Say to those who are afraid, “Be strong, and do not fear, for your God is coming to destroy your enemies. He is coming to save you.” - Isaiah 35:4
Sports fans set aside a major portion of their lives to follow the fortunes of the team of their choice. It is not enough for them just to watch the game. Fully involved fans must give careful attention to the “pregame show,” in which they indulge themselves with speculation and anticipation. Then follows the game itself, in which they involve themselves as if something of significance is taking place. And then, the final whistle is only the signal for the “postgame show” to begin. To this postmortem the fan gives himself with earnest devotion as he analyzes and criticizes the game. The game begins before it starts and continues after it has ended. The fans can’t get enough of it!
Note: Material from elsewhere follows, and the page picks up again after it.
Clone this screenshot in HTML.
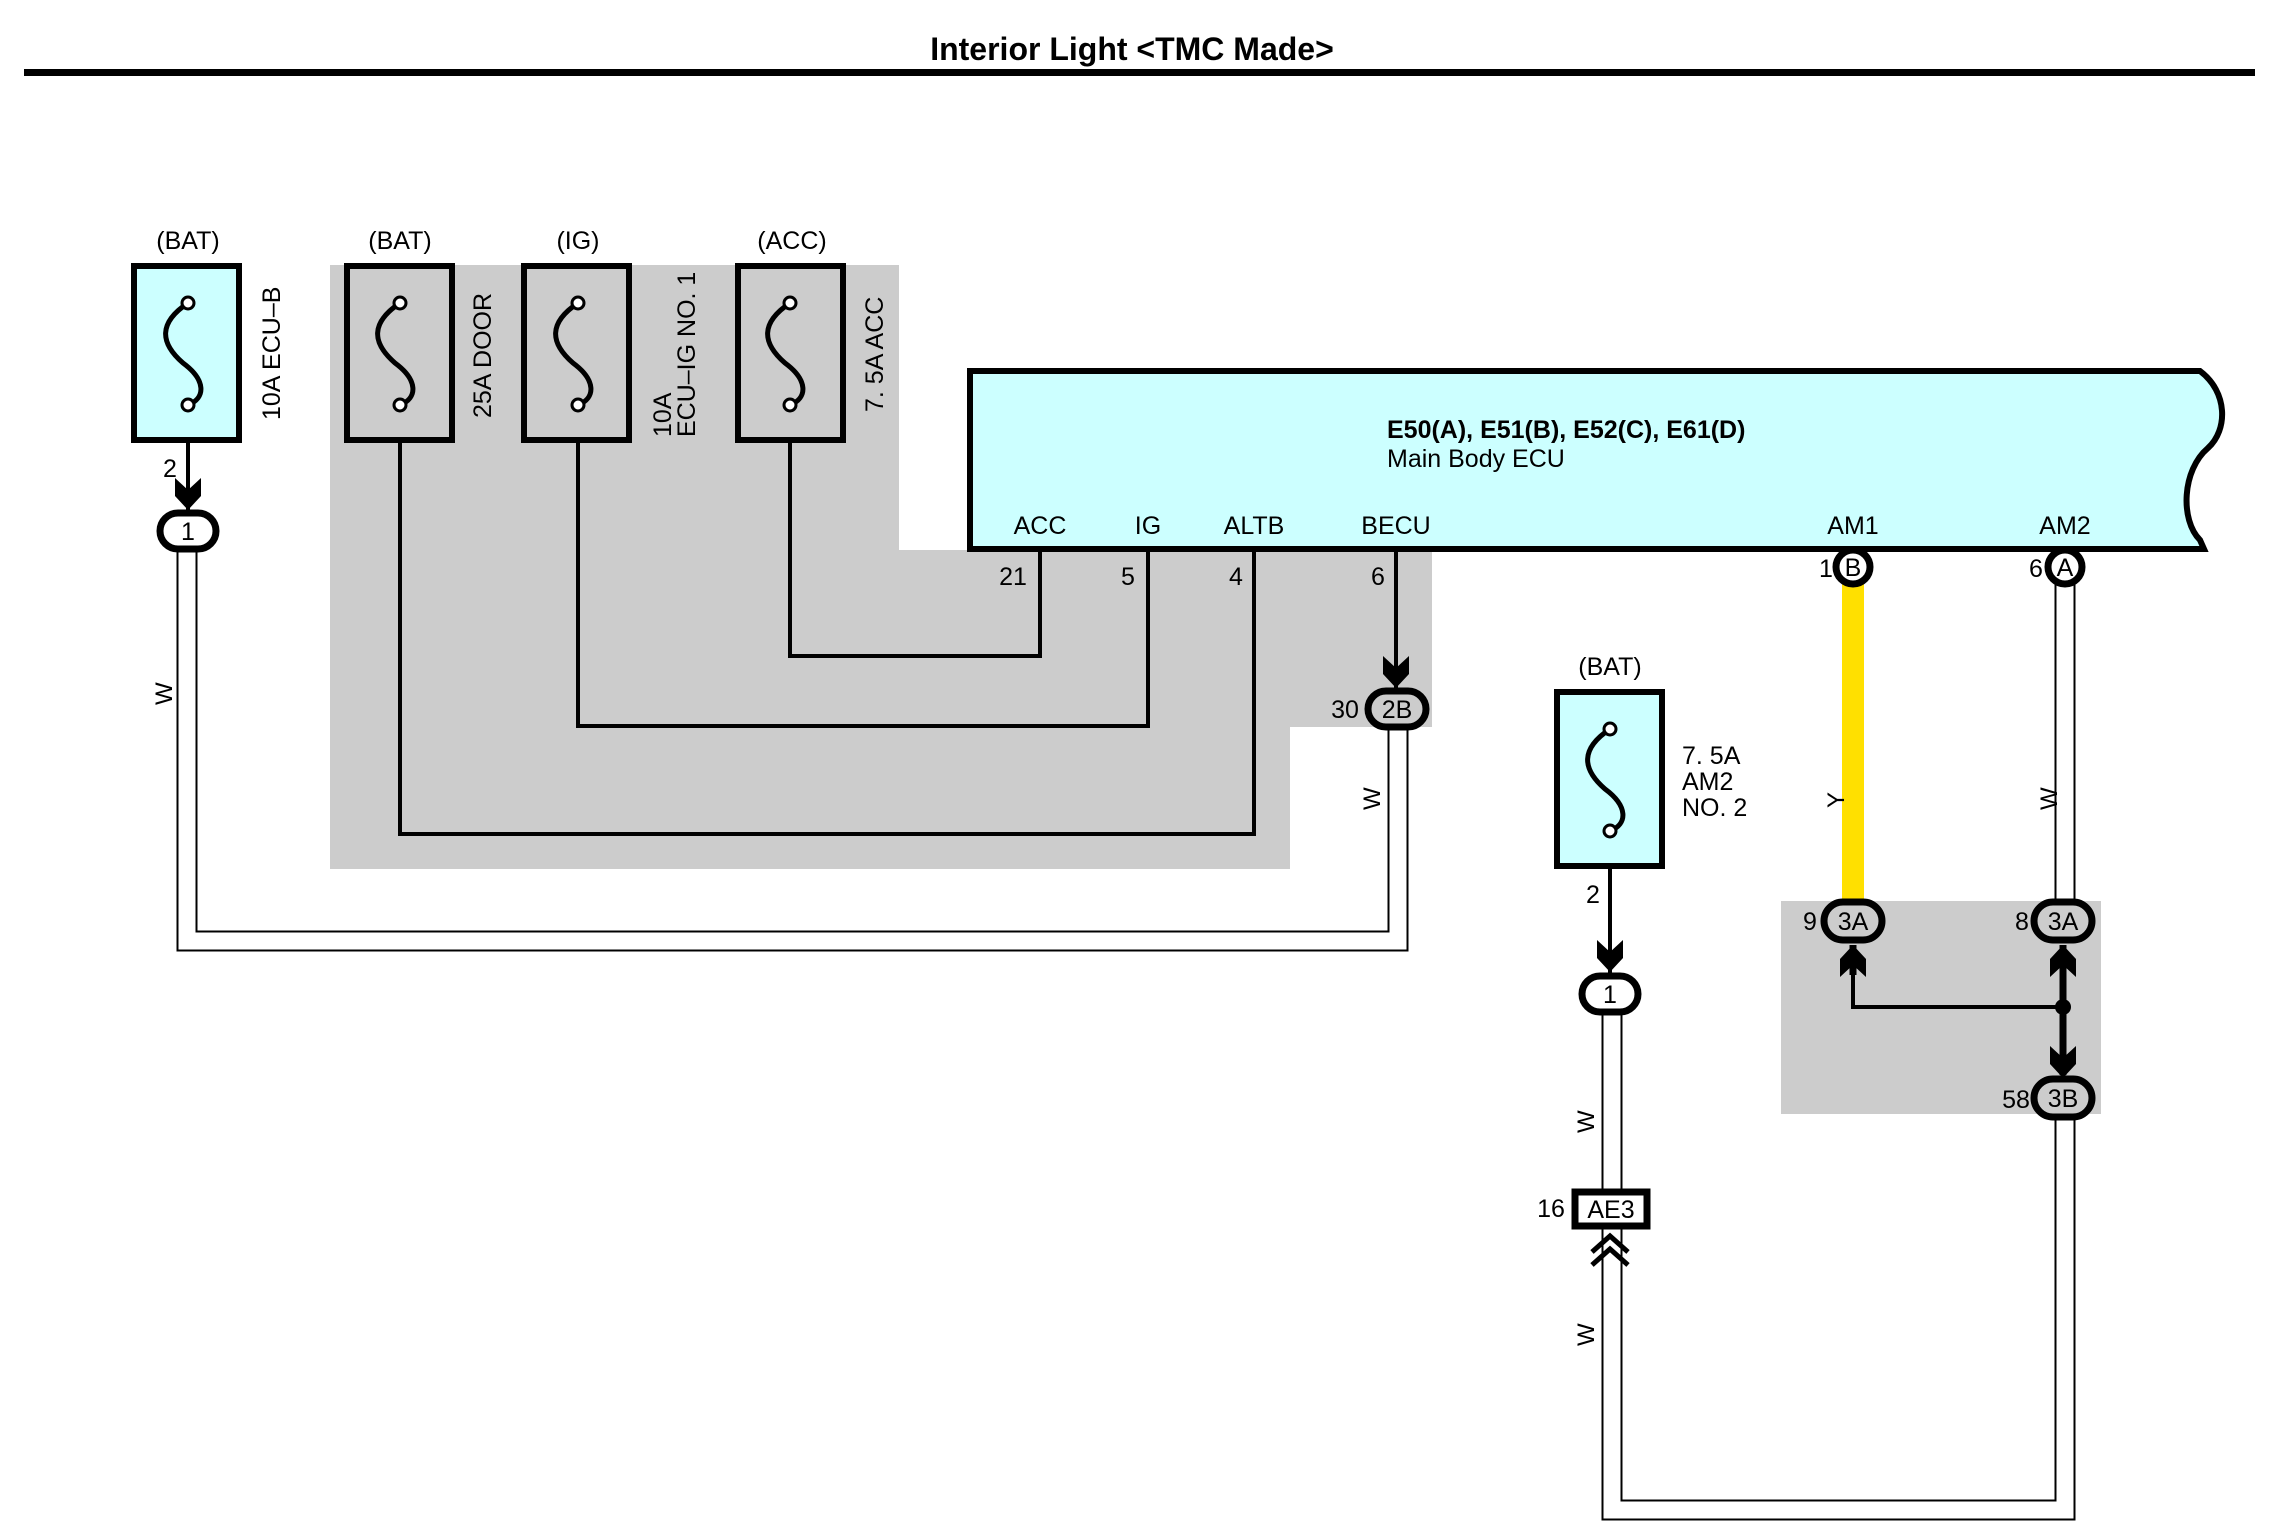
<!DOCTYPE html>
<html><head><meta charset="utf-8"><style>
html,body{margin:0;padding:0;background:#fff;}
svg{display:block;}
text{font-family:"Liberation Sans",sans-serif;fill:#000;}
</style></head><body>
<svg width="2270" height="1535" viewBox="0 0 2270 1535" xmlns="http://www.w3.org/2000/svg">
<defs>
<g id="fz"><path d="M0,-55 C-30,-35 -28,-15 -5,5 C18,22 18,40 0,47" fill="none" stroke="#000" stroke-width="5"/><circle cx="0" cy="-55" r="6" fill="#fff" stroke="#000" stroke-width="3"/><circle cx="0" cy="47" r="6" fill="#fff" stroke="#000" stroke-width="3"/></g>
<path id="ad" d="M-13,-22 L0,-10 L13,-22 L13,-4 L0,10 L-13,-4 Z" fill="#000"/>
</defs>
<text x="1132" y="60" font-size="32" font-weight="bold" text-anchor="middle">Interior Light &lt;TMC Made&gt;</text>
<rect x="24" y="69" width="2231" height="7" fill="#000"/>

<path d="M330,265 H899 V550 H1432 V727 H1290 V869 H330 Z" fill="#cccccc"/>
<rect x="1781" y="901" width="320" height="213" fill="#cccccc"/>

<g fill="none" stroke-linejoin="miter">
<polyline points="187,531 187,941 1398,941 1398,709" stroke="#000" stroke-width="21"/>
<polyline points="187,531 187,941 1398,941 1398,709" stroke="#fff" stroke-width="17"/>
<polyline points="1612,994 1612,1510 2065,1510 2065,1097" stroke="#000" stroke-width="21"/>
<polyline points="1612,994 1612,1510 2065,1510 2065,1097" stroke="#fff" stroke-width="17"/>
<line x1="2065" y1="567" x2="2065" y2="920" stroke="#000" stroke-width="21"/>
<line x1="2065" y1="567" x2="2065" y2="920" stroke="#fff" stroke-width="17"/>
</g>
<line x1="1853" y1="575" x2="1853" y2="905" stroke="#ffe000" stroke-width="22"/>

<g fill="none" stroke="#000" stroke-width="4">
<polyline points="790,400 790,656 1040,656 1040,550"/>
<polyline points="578,400 578,726 1148,726 1148,550"/>
<polyline points="400,400 400,834 1254,834 1254,550"/>
<line x1="1396" y1="550" x2="1396" y2="690" />
<line x1="188" y1="400" x2="188" y2="510"/>
<line x1="1610" y1="830" x2="1610" y2="975"/>
<polyline points="1853,950 1853,1007 2063,1007"/>
</g>
<g stroke="#000" stroke-width="7">
<line x1="1853" y1="945" x2="1853" y2="975"/>
<line x1="2063" y1="945" x2="2063" y2="1075"/>
</g>
<circle cx="2063" cy="1007" r="8" fill="#000"/>
<use href="#ad" x="188" y="500"/>
<use href="#ad" x="1396" y="678"/>
<use href="#ad" x="1610" y="962"/>
<use href="#ad" x="2063" y="1068"/>
<use href="#ad" transform="translate(1853,955) scale(1,-1)"/>
<use href="#ad" transform="translate(2063,955) scale(1,-1)"/>

<g stroke="#000" stroke-width="6">
<rect x="134" y="266" width="105" height="174" fill="#ccffff"/>
<rect x="347" y="266" width="105" height="174" fill="#cccccc"/>
<rect x="524" y="266" width="105" height="174" fill="#cccccc"/>
<rect x="738" y="266" width="105" height="174" fill="#cccccc"/>
<rect x="1557" y="692" width="105" height="174" fill="#ccffff"/>
</g>
<use href="#fz" x="188" y="358"/>
<use href="#fz" x="400" y="358"/>
<use href="#fz" x="578" y="358"/>
<use href="#fz" x="790" y="358"/>
<use href="#fz" x="1610" y="784"/>
<g font-size="25" text-anchor="middle">
<text x="188" y="249">(BAT)</text><text x="400" y="249">(BAT)</text>
<text x="578" y="249">(IG)</text><text x="792" y="249">(ACC)</text>
<text x="1610" y="675">(BAT)</text>
</g>
<g font-size="25">
<text transform="translate(280,420) rotate(-90)">10A ECU–B</text>
<text transform="translate(491,418) rotate(-90)">25A DOOR</text>
<text transform="translate(671,437) rotate(-90)">10A</text>
<text transform="translate(695,437) rotate(-90)">ECU–IG NO. 1</text>
<text transform="translate(883,412) rotate(-90)">7. 5A ACC</text>
<text x="1682" y="764">7. 5A</text><text x="1682" y="790">AM2</text><text x="1682" y="816">NO. 2</text>
</g>

<path d="M970,371 H2200 C2228,392 2228,430 2208,448 C2182,470 2180,520 2200,540 L2204,549 H970 Z" fill="#ccffff" stroke="#000" stroke-width="6"/>
<text x="1387" y="438" font-size="25" font-weight="bold">E50(A), E51(B), E52(C), E61(D)</text>
<text x="1387" y="467" font-size="25">Main Body ECU</text>
<g font-size="25" text-anchor="middle">
<text x="1040" y="534">ACC</text><text x="1148" y="534">IG</text><text x="1254" y="534">ALTB</text><text x="1396" y="534">BECU</text>
<text x="1853" y="534">AM1</text><text x="2065" y="534">AM2</text>
<text x="1013" y="585">21</text><text x="1128" y="585">5</text><text x="1236" y="585">4</text><text x="1378" y="585">6</text>
</g>

<g stroke="#000" stroke-width="7">
<rect x="160" y="513" width="56" height="36" rx="18" fill="#fff"/>
<rect x="1582" y="976" width="56" height="36" rx="18" fill="#fff"/>
<rect x="1368" y="691" width="58" height="36" rx="18" fill="#ccc"/>
<circle cx="1853" cy="567" r="17" fill="#fff"/>
<circle cx="2065" cy="567" r="17" fill="#fff"/>
<rect x="1824" y="902" width="58" height="38" rx="19" fill="#ccc"/>
<rect x="2034" y="902" width="58" height="38" rx="19" fill="#ccc"/>
<rect x="2034" y="1079" width="58" height="38" rx="19" fill="#ccc"/>
<rect x="1575" y="1192" width="72" height="34" fill="#fff"/>
</g>
<g fill="none" stroke="#000" stroke-width="5">
<polyline points="1592,1252 1610,1236 1628,1252"/>
<polyline points="1592,1265 1610,1249 1628,1265"/>
</g>
<g font-size="25" text-anchor="middle">
<text x="188" y="540">1</text><text x="1610" y="1003">1</text>
<text x="1397" y="718">2B</text><text x="1853" y="576">B</text><text x="2065" y="576">A</text>
<text x="1853" y="930">3A</text><text x="2063" y="930">3A</text><text x="2063" y="1107">3B</text>
<text x="1611" y="1218">AE3</text>
<text x="170" y="477">2</text><text x="1593" y="903">2</text>
<text x="1345" y="718">30</text><text x="1826" y="577">1</text><text x="2036" y="577">6</text>
<text x="1810" y="930">9</text><text x="2022" y="930">8</text><text x="2016" y="1108">58</text>
<text x="1551" y="1217">16</text>
</g>
<g font-size="24">
<text transform="translate(172,705) rotate(-90)">W</text>
<text transform="translate(1380,810) rotate(-90)">W</text>
<text transform="translate(2057,810) rotate(-90)">W</text>
<text transform="translate(1844,808) rotate(-90)">Y</text>
<text transform="translate(1594,1133) rotate(-90)">W</text>
<text transform="translate(1594,1346) rotate(-90)">W</text>
</g>
</svg>
</body></html>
Our salvation also began long before we were born, and it will continue far beyond our earthly end. Salvation has three tenses, and history has three phases. Salvation lets us contemplate the past, looking back over what God has done. We can also celebrate the present, savoring what God is doing. And on the basis of God’s promises we can anticipate the future, looking forward to what he will yet do. The three tenses of our own salvation also tie into the three phases in the history of salvation. In the past the prophets predicted that Christ would come again; that we can contemplate. Now Christ has come; this we can celebrate. And in the future, Isaiah reminds us, Christ will come again; that we can anticipate.
We contemplate the beginnings of our salvation because of what Christ did when he came, and we anticipate the conclusion of our salvation, which he will accomplish on his return. When Christ returns in great glory he will consummate all that he has begun. Not a few blind eyes, lame legs, and deaf ears were healed when he came the first time, but these were simply foretastes of what he will do when he comes again (35:5-6). Then he will make all things new.
Armed with anticipation, we should encourage each other. There are tired hands that need to be strengthened, weak knees that need to be encouraged. The fearful need to be told, “Be strong, and do not fear, for your God . . . is coming to save you” (35:4). However, unlike sports fans, we can enjoy our postgame show now—we know who wins, and we can savor his victory even while the “game” is still in progress.